The Greek myths can fit into the Wheel of the Year liturgy and symbolism quite nicely. The cycles of the seasons are mirrored in the story of Demeter and Persephone and the rise and fall of Dionysus; we can hear the whispers of Hades and Hecate in the Harvest season, and the Pan pipes on the wind in the budding spring. If you live in a warmer climate as I do, it’s particularly beneficial to adapt your Wheel of the Year to the Greek festivals, because our agricultural cycle is different than those of Northern Europeans.
Remember: Hellenism Isn't Wicca
While many elements of Hellenism can fit neatly within Wicca, Wiccans need to realize that Wicca is not, in fact, Hellenism. Hellenic Reconstructionist religions are simply different. While Wiccans may be interested in bringing Hellenism into Wicca, Hellenic Reconstructionists are not interested in bringing Wicca into Hellenism.
This is why I use the term “Hellenistic Wicca” rather than “Hellenic Wicca.” Wicca can be ‘Hellenic-flavored,’ but cannot be interchangeable with actual Hellenism as Wicca has too many other influences to be pure Hellenism. Keep in mind that the Wiccan Rede, the Threefold law and Wiccan ritual tools and structure are not something you find widespread in all ‘Greek’ Paganism. If you do find yourself befriending Hellenists or going to public gatherings, it’s important to keep that in mind. A lot of Wicca 101 books tend to paint all of Paganism as if it follows a Wiccan model, and it’s just not the case and should never be expected.
Where to Seek the Greek
Source to Raid
There are some must-read sources for the Hellenistic Wiccan to check out. For one thing, read Greek mythology liberally. Edith Hamilton is one of the most well-known and celebrated writer retelling myths in English.
Ethics and proper behavior was a big thing to the Greeks, and is also something very important in Wicca. While Wicca has no dogmatic commandments, you may find some inspiration in Pagan Greek writings. The Golden Versus of Pythagoras, were known to us since the 5th century CE (and perhaps have been around much longer), and are a list of more detailed codes of behavior. The Delphic Maxims (inscribed at Delphi, and said to have been delivered to man by Apollo himself) is a similar set of moral objectives. Solon’s Tenets extoll virtues valued in Hellenism.

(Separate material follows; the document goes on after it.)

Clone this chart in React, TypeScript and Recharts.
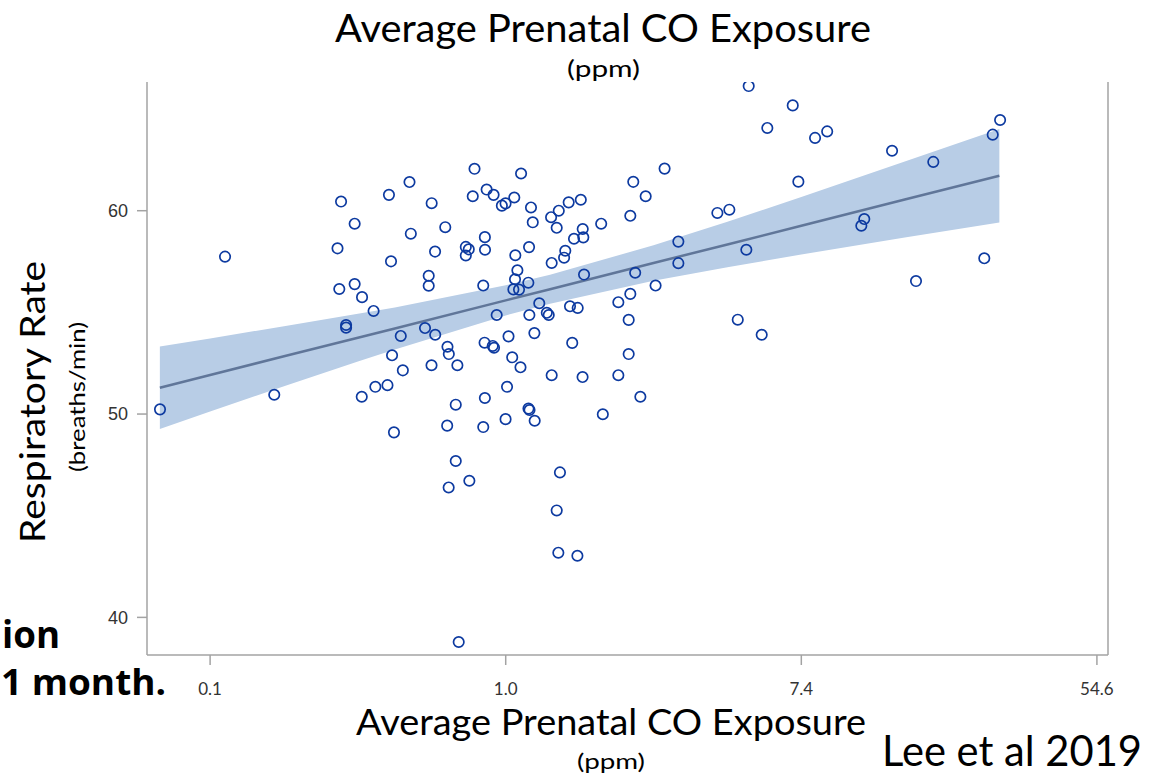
import React from "react"
import {
  ComposedChart,
  Scatter,
  Line,
  Area,
  XAxis,
  YAxis,
  ReferenceLine,
} from "recharts"

// ln(average prenatal CO, ppm) for each infant
const LN_CO = [
  -2.339, -1.899, -1.566, -1.138, -1.126, -1.114, -1.08, -1.08, -1.022, -1.022,
  -0.972, -0.894, -0.974, -0.882, -0.8, -0.79, -0.776, -0.769, -0.756, -0.71,
  -0.696, -0.651, -0.642, -0.546, -0.521, -0.521, -0.501, -0.502, -0.477, -0.478,
  -0.409, -0.394, -0.385, -0.396, -0.386, -0.338, -0.338, -0.327, -0.318, -0.27,
  -0.25, -0.27, -0.246, -0.223, -0.211, -0.141, -0.14, -0.152, -0.143, -0.088,
  -0.079, -0.141, -0.152, -0.129, -0.082, -0.061, -0.026, -0.001, -0.001, 0.009,
  0.019, 0.044, 0.058, 0.065, 0.079, 0.063, 0.052, 0.09, 0.153, 0.1,
  0.104, 0.158, 0.16, 0.171, 0.183, 0.194, 0.154, 0.161, 0.196, 0.227,
  0.278, 0.291, 0.307, 0.311, 0.311, 0.345, 0.345, 0.356, 0.359, 0.367,
  0.403, 0.395, 0.426, 0.435, 0.487, 0.45, 0.462, 0.485, 0.508, 0.521,
  0.525, 0.52, 0.53, 0.646, 0.657, 0.762, 0.762, 0.832, 0.832, 0.843,
  0.843, 0.863, 0.876, 0.911, 0.947, 1.014, 1.075, 1.168, 1.168, 1.432,
  1.513, 1.57, 1.628, 1.644, 1.732, 1.77, 1.942, 1.98, 2.093, 2.175,
  2.406, 2.426, 2.614, 2.776, 2.893, 3.238, 3.295, 3.345,
]

// respiratory rate at 1 month (breaths/min)
const RESP_RATE = [
  50.23, 57.74, 50.95, 58.15, 56.15, 60.45, 54.38, 54.25, 59.36, 56.39,
  55.75, 55.07, 50.85, 51.34, 51.42, 60.78, 57.51, 52.89, 49.1, 53.84,
  52.15, 61.41, 58.87, 54.23, 56.8, 56.31, 60.37, 52.4, 53.9, 57.99,
  59.19, 53.31, 52.95, 49.43, 46.39, 50.46, 47.69, 52.4, 38.79, 58.22,
  58.1, 57.8, 46.72, 60.71, 62.06, 58.7, 58.08, 56.32, 53.51, 53.35,
  53.26, 50.79, 49.36, 61.04, 60.78, 54.87, 60.25, 60.36, 49.75, 51.34,
  53.82, 52.79, 60.65, 57.81, 57.07, 56.63, 56.13, 56.12, 56.46, 52.3,
  61.83, 58.21, 54.87, 60.16, 59.43, 53.98, 50.27, 50.2, 49.67, 55.45,
  54.98, 54.87, 59.68, 57.43, 51.91, 59.16, 45.26, 43.18, 60.0, 47.13,
  58.03, 57.69, 60.41, 55.3, 55.22, 53.5, 58.62, 43.03, 60.54, 59.1,
  58.69, 51.82, 56.86, 59.36, 49.99, 55.5, 51.91, 54.63, 52.95, 59.75,
  55.91, 61.42, 56.95, 50.85, 60.71, 56.32, 62.07, 58.48, 57.42, 59.89,
  60.05, 54.64, 58.08, 66.13, 53.9, 64.07, 65.18, 61.43, 63.58, 63.9,
  59.26, 59.59, 62.95, 56.54, 62.4, 57.66, 63.74, 64.46,
]

// fitted line with 95% confidence band
const FIT_X = [-2.34, -2, -1.5, -1, -0.75, 0, 0.3, 1, 1.5, 2, 2.7, 3.34]
const FIT_Y = [51.29, 51.92, 52.84, 53.75, 54.21, 55.59, 56.14, 57.43, 58.34, 59.26, 60.55, 61.72]
const BAND_LOW = [49.26, 50.12, 51.37, 52.58, 53.18, 54.85, 55.43, 56.56, 57.22, 57.85, 58.68, 59.42]
const BAND_HIGH = [53.32, 53.72, 54.32, 54.93, 55.24, 56.33, 56.85, 58.3, 59.46, 60.67, 62.42, 64.02]

const X_TICKS = [-2, 0, 2, 4]
const Y_TICKS = [40, 50, 60]
const X_DOMAIN = [-2.427, 4.075]
const Y_DOMAIN = [38.15, 66.33]

const points = LN_CO.map((x, i) => ({ x, y: RESP_RATE[i] }))
const fit = FIT_X.map((x, i) => ({ x, y: FIT_Y[i], band: [BAND_LOW[i], BAND_HIGH[i]] }))

const AXIS_GRAY = "#a3a3a3"
const POINT_BLUE = "#0d3aa0"

const OpenCircle = (props: any) => {
  const { cx, cy } = props
  if (cx == null || cy == null) return null
  return <circle cx={cx} cy={cy} r={5.2} fill="none" stroke={POINT_BLUE} strokeWidth={1.7} />
}

const XTick = (props: any) => {
  const { x, y, payload } = props
  return (
    <text x={x} y={y + 16} dy="0.71em" textAnchor="middle" fontFamily="Lato" fontSize={17} fill="#333">
      {Math.exp(payload.value).toFixed(1)}
    </text>
  )
}

export default function App() {
  return (
    <div style={{ position: "absolute", left: 0, top: 0, width: 1150, height: 779, background: "#fff" }}>
      <ComposedChart
        width={1150}
        height={779}
        margin={{ top: 82, right: 42, bottom: 64, left: 87 }}
      >
        <XAxis
          type="number"
          dataKey="x"
          domain={X_DOMAIN}
          ticks={X_TICKS}
          allowDataOverflow
          height={60}
          tickSize={10}
          stroke={AXIS_GRAY}
          strokeWidth={1.5}
          tick={<XTick />}
        />
        <YAxis
          type="number"
          dataKey="y"
          domain={Y_DOMAIN}
          ticks={Y_TICKS}
          allowDataOverflow
          width={60}
          tickSize={10}
          tickMargin={9}
          stroke={AXIS_GRAY}
          strokeWidth={1.5}
          tick={{ fill: "#333", fontSize: 18, fontFamily: "Liberation Sans" }}
        />
        <ReferenceLine x={X_DOMAIN[1]} stroke={AXIS_GRAY} strokeWidth={1.5} />
        <Area
          data={fit}
          dataKey="band"
          type="linear"
          stroke="none"
          fill="#b8cde6"
          fillOpacity={1}
          isAnimationActive={false}
        />
        <Line
          data={fit}
          dataKey="y"
          type="linear"
          stroke="#607699"
          strokeWidth={2.5}
          dot={false}
          isAnimationActive={false}
        />
        <Scatter data={points} dataKey="y" shape={<OpenCircle />} isAnimationActive={false} />
      </ComposedChart>

      <svg
        width={1150}
        height={779}
        style={{ position: "absolute", left: 0, top: 0, pointerEvents: "none" }}
      >
        <text x={335} y={42} fontFamily="Lato" fontSize={38} textLength={536} lengthAdjust="spacingAndGlyphs">
          Average Prenatal CO Exposure
        </text>
        <text x={567} y={77} fontFamily="Lato" fontSize={23} textLength={73} lengthAdjust="spacingAndGlyphs">
          (ppm)
        </text>
        <text x={356} y={735} fontFamily="Lato" fontSize={37} textLength={510} lengthAdjust="spacingAndGlyphs">
          Average Prenatal CO Exposure
        </text>
        <text x={577} y={769} fontFamily="Lato" fontSize={21} textLength={68} lengthAdjust="spacingAndGlyphs">
          (ppm)
        </text>
        <text x={882} y={766} fontFamily="Lato" fontSize={42} textLength={260} lengthAdjust="spacingAndGlyphs">
          Lee et al 2019
        </text>
        <text x={2} y={648} fontFamily="Open Sans" fontWeight="bold" fontSize={37} textLength={58} lengthAdjust="spacingAndGlyphs">
          ion
        </text>
        <text x={1} y={695} fontFamily="Open Sans" fontWeight="bold" fontSize={36} textLength={165} lengthAdjust="spacingAndGlyphs">
          1 month.
        </text>
        <text
          transform="translate(45,402) rotate(-90)"
          textAnchor="middle"
          fontFamily="Lato"
          fontSize={34}
          textLength={282}
          lengthAdjust="spacingAndGlyphs"
        >
          Respiratory Rate
        </text>
        <text
          transform="translate(85,397) rotate(-90)"
          textAnchor="middle"
          fontFamily="Lato"
          fontSize={21}
          textLength={150}
          lengthAdjust="spacingAndGlyphs"
        >
          (breaths/min)
        </text>
      </svg>
    </div>
  )
}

In studying magic, you definitely want to get your hands on a copy of The Emerald Tablet, which is the basis of Hermetic magic principles believed by some to come from Hermes.
While you need not take any of these as scripture, they’re certainly good advice that even in these modern times would be counted as wise and valuable.
If you’re looking for some great prayers and invocations, look no further than the Homeric Hymns and the Orphic Hymns. It's unknown when the Homeric Hymns are from, the Orphic Hymns date between 100 BCE and 150 CE. Any of these are rich sources for drawing poetry and liturgy into your rituals. You may wish to draw from some of these sources for your own Book of Shadows.
Some additional research you might want to do is to look into concepts important in Greek culture (and therefore important in relations to Greek Gods) like hubris, harmartia, sophrosyne, xenia, xenos, gnothi seauton, and meden agan. I will leave those interested to do their own research and consider for themselves how such concepts might be applied to Wicca, not just in relation with the Gods but in relation to one's life.
Wiccans who feel the call the Olympians and their kin should not hesitate to answer the call. You may find it a very enriching combination.